July's meeting will have two guest speakers, Laurel Donnellan, Founder and CEO of Bright Livelihoods and Aishling of Aishling Companion Home Care.
As Founder and CEO of Bright Livelihoods, Laurel Donnellan has dedicated her life to helping people find their home in the world of work and has over 30 years of leadership and human development expertise. She has a global client base that has included CEOs, artists, entrepreneurs, teachers, fortune 100 companies, not-for-profit institutions, high schools and a prison. In addition to her formal education at Cornell and Columbia, she has immersed herself in learning from the ancient Native American Vision Quest tradition.
Laurel will share:
The NEW Three R’s: And how to use them to clarify your vision for your next career chapter.
Lessons Learned: Three mistakes avoid when using social media for a small business.

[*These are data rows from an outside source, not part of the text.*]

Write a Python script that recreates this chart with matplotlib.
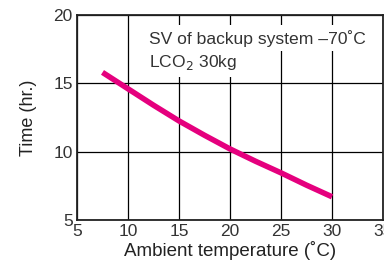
import matplotlib.pyplot as plt

# values
temp = [7.5, 10, 12.5, 15, 17.5, 20, 22.5, 25, 27.5, 30]
hours = [15.8, 14.6, 13.4, 12.25, 11.2, 10.2, 9.3, 8.45, 7.55, 6.7]

xticks = [5, 10, 15, 20, 25, 30, 35]
xlabels = ['5', '10', '15', '20', '25', '30', '35']
yticks = [5, 10, 15, 20]

plt.rcParams['font.family'] = ['Liberation Sans Narrow', 'Liberation Sans', 'DejaVu Sans']

fig = plt.figure(figsize=(3.84, 2.69), dpi=100)
ax = fig.add_axes([77/384, 49/269, 306/384, 205/269])

ax.plot(temp, hours, color='#e5007e', lw=4, solid_capstyle='butt', zorder=4)

ax.set_xlim(5, 35)
ax.set_ylim(5, 20)
ax.set_xticks(xticks)
ax.set_xticklabels(xlabels)
ax.set_yticks(yticks)
ax.grid(True, color='black', lw=0.9)
ax.set_axisbelow(True)
ax.tick_params(length=0, labelsize=12.5, colors='#333333', pad=3)
for s in ax.spines.values():
    s.set_linewidth(1.3)
    s.set_color('#222222')

ax.set_xlabel('Ambient temperature (˚C)', fontsize=13.5, family=['Liberation Sans', 'DejaVu Sans'],
              color='#222222', labelpad=1)
ax.set_ylabel('Time (hr.)', fontsize=13, family=['Liberation Sans', 'DejaVu Sans'],
              color='#222222', labelpad=12)

ax.text(12.1, 18.3, 'SV of backup system –70˚C', fontsize=12.6, color='#333333',
        family=['Liberation Sans', 'DejaVu Sans'], va='center', zorder=3,
        bbox=dict(facecolor='white', edgecolor='none', boxstyle='square,pad=0.25'))
ax.text(12.1, 16.5, 'LCO$_2$ 30kg', fontsize=12.6, color='#333333',
        family=['Liberation Sans', 'DejaVu Sans'], va='center', zorder=3,
        bbox=dict(facecolor='white', edgecolor='none', boxstyle='square,pad=0.25'))

fig.savefig('out.png', dpi=100)
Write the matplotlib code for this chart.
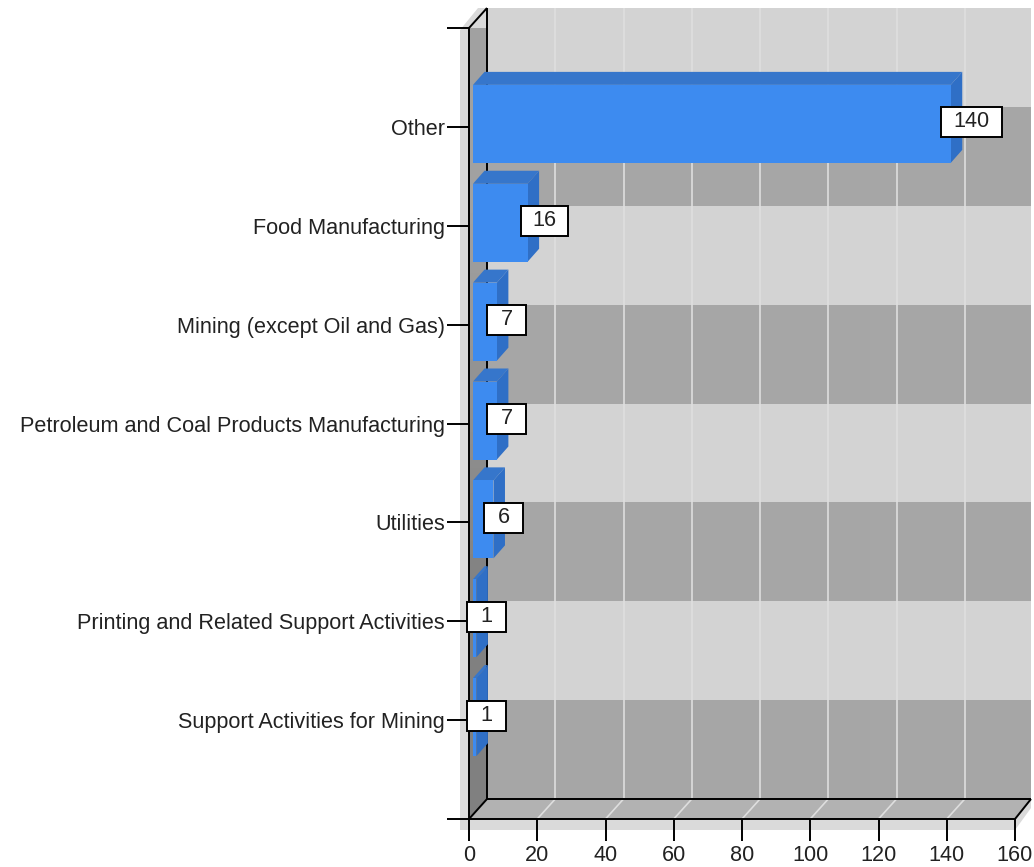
import matplotlib
matplotlib.use('Agg')
import matplotlib.pyplot as plt
from matplotlib.patches import Polygon, Rectangle

categories = ['Other', 'Food Manufacturing', 'Mining (except Oil and Gas)',
              'Petroleum and Coal Products Manufacturing', 'Utilities',
              'Printing and Related Support Activities', 'Support Activities for Mining']
values = [140, 16, 7, 7, 6, 1, 1]
xticks = [0, 20, 40, 60, 80, 100, 120, 140, 160]

W, H = 1034, 867
# front plane of the fake 3d box, in pixels
LEFT, RIGHT, TOP, BOTTOM = 469, 1015, 28, 819

plt.rcParams['font.family'] = ['Liberation Sans', 'DejaVu Sans']
fig = plt.figure(figsize=(W / 100, H / 100), dpi=100)
ax = fig.add_axes([LEFT / W, 1 - BOTTOM / H, (RIGHT - LEFT) / W, (BOTTOM - TOP) / H])
ax.set_xlim(0, 160)
ax.set_ylim(8, 0)

UX = 160 / (RIGHT - LEFT)  # data units per pixel
UY = 8 / (BOTTOM - TOP)
DEPTH_X, DEPTH_Y = 16 * UX, -20 * UY
TEXT = '#222222'
FONT = 12.0 * 1.3 * 1.0


def poly(pts, color, z):
    ax.add_patch(Polygon(pts, closed=True, facecolor=color, edgecolor='none', zorder=z, clip_on=False))


def line(xs, ys, color='black', lw=1.4, z=1):
    ax.plot(xs, ys, color=color, lw=lw, zorder=z, clip_on=False, solid_capstyle='butt')


# drop shadow behind the box
poly([(-9 * UX, 2 * UY), (9 * UX, -20 * UY), (DEPTH_X + 2 * UX, -20 * UY), (DEPTH_X + 2 * UX, 8 + DEPTH_Y),
      (160 + DEPTH_X, 8 + DEPTH_Y), (160 + DEPTH_X, 8 - 11 * UY), (160, 8 + 11 * UY), (-9 * UX, 8 + 11 * UY)],
     '#dadada', 0.05)

# back wall bands
bx0, bx1 = 18 * UX, 160 + DEPTH_X
for i in range(8):
    color = '#d3d3d3' if i % 2 == 0 else '#a6a6a6'
    ax.add_patch(Rectangle((bx0, i + DEPTH_Y), bx1 - bx0, 1, facecolor=color, edgecolor='none', zorder=0.1, clip_on=False))

# left wall with its gradient
grad = ax.imshow([[0.63], [0.5]], cmap='gray', vmin=0, vmax=1, aspect='auto', zorder=0.2,
                 extent=(0, bx0, 8, DEPTH_Y), interpolation='bilinear')
wall = Polygon([(0, 0), (bx0, DEPTH_Y), (bx0, 8 + DEPTH_Y), (0, 8)], closed=True, transform=ax.transData,
               facecolor='none', edgecolor='none')
ax.add_patch(wall)
grad.set_clip_path(wall)
grad.set_clip_on(True)
ax.set_xlim(0, 160)
ax.set_ylim(8, 0)

# floor
poly([(0, 8), (bx0, 8 + DEPTH_Y), (bx1, 8 + DEPTH_Y), (160, 8)], '#b2b2b2', 0.2)

# grid lines on back wall and floor
for t in xticks[1:-1]:
    line([t + bx0, t + bx0], [DEPTH_Y, 8 + DEPTH_Y], '#dedede', 1.2, 0.3)
    line([t + bx0, t], [8 + DEPTH_Y, 8], '#dedede', 1.2, 0.3)

# box edges
line([bx0, bx0], [DEPTH_Y, 8 + DEPTH_Y])
line([0, bx0], [0, DEPTH_Y])
line([0, bx0], [8, 8 + DEPTH_Y])
line([bx0, bx1], [8 + DEPTH_Y, 8 + DEPTH_Y])
line([160, bx1], [8, 8 + DEPTH_Y])

# bars
bar_h = 78 * UY
shift_x = 4 * UX
shift_y = -3 * UY
bar_dx, bar_dy = 11.5 * UX, -13 * UY
ypos = list(range(1, len(values) + 1))
for y, v in zip(ypos, values):
    y0 = y + shift_y - bar_h / 2
    y1 = y + shift_y + bar_h / 2
    x0, x1 = shift_x, shift_x + v
    poly([(x0, y0), (x0 + bar_dx, y0 + bar_dy), (x1 + bar_dx, y0 + bar_dy), (x1, y0)], '#3676cb', 5)
    poly([(x1, y0), (x1 + bar_dx, y0 + bar_dy), (x1 + bar_dx, y1 + bar_dy), (x1, y1)], '#2f6fc6', 5)
    ax.barh(y + shift_y, v, height=bar_h, left=x0, color='#3d8bf0', edgecolor='none', zorder=5.1)

# value boxes
box_w = {1: 39, 2: 47, 3: 61}
box_off = {1: -9.5, 2: -6.5, 3: -9.5}
for y, v in zip(ypos, values):
    n = len(str(v))
    w = box_w[n] * UX
    x0 = shift_x + v + box_off[n] * UX
    y0 = y - 19.5 * UY
    ax.add_patch(Rectangle((x0, y0), w, 30 * UY, facecolor='white', edgecolor='black', lw=1.4, zorder=6, clip_on=False))
    ax.text(x0 + w / 2, y0 + 14.5 * UY, str(v), ha='center', va='center', fontsize=FONT, color=TEXT, zorder=7)

# axes, ticks and labels
ax.set_axisbelow(True)
for side in ['top', 'right']:
    ax.spines[side].set_visible(False)
for side in ['left', 'bottom']:
    ax.spines[side].set_linewidth(1.4)
ax.set_xticks(xticks)
ax.set_yticks(range(0, 9))
ax.set_yticklabels([''] + categories + [''])
ax.tick_params(axis='both', length=15.5, width=1.4, labelsize=FONT, labelcolor=TEXT, pad=2)
ax.tick_params(axis='x', pad=3.5)
ax.patch.set_visible(False)

fig.savefig('out.png', dpi=100)
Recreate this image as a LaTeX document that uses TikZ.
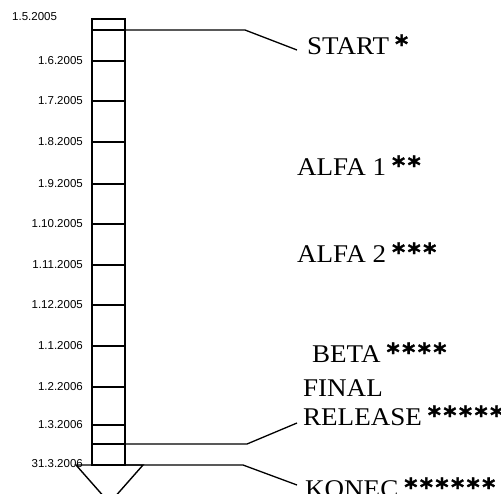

Aishling was born and raised in Ireland. She has been working with the elderly since age 14. Aishling’s father died at home with the comfort of friends and family and she wants to provide the same physical and emotional support to others. In addition, Aishling served the elderly at Christ hospital in the ER department and saw many sad cases come through the doors. She also worked for Palos Home Health. Through her personal experiences, she has clear expectations of the high quality of care needed for the elderly.
Aishling’s business, Aishling Companion Care, has grown since its inception in 2009. Starting out with one client and herself as the main caregiver, to over twenty two employees currently with many clients. Her websites is http://www.aishlingcare.com
What we will learn from presentation?
• The challenges of starting a new business.
• The types of care, training, and experience needed from employees.
• How can we have a proactive approach to longevity?
Three things you will learn for my business.
• When you take an elderly person form their familiar surrounds it can have a catastrophic effect on their health,
• Spouseless elderly usually have no friends at a very old age and need to be involved somehow in the community in order to stay connected.
• Elderly people love to be loved and a hug goes a very long way.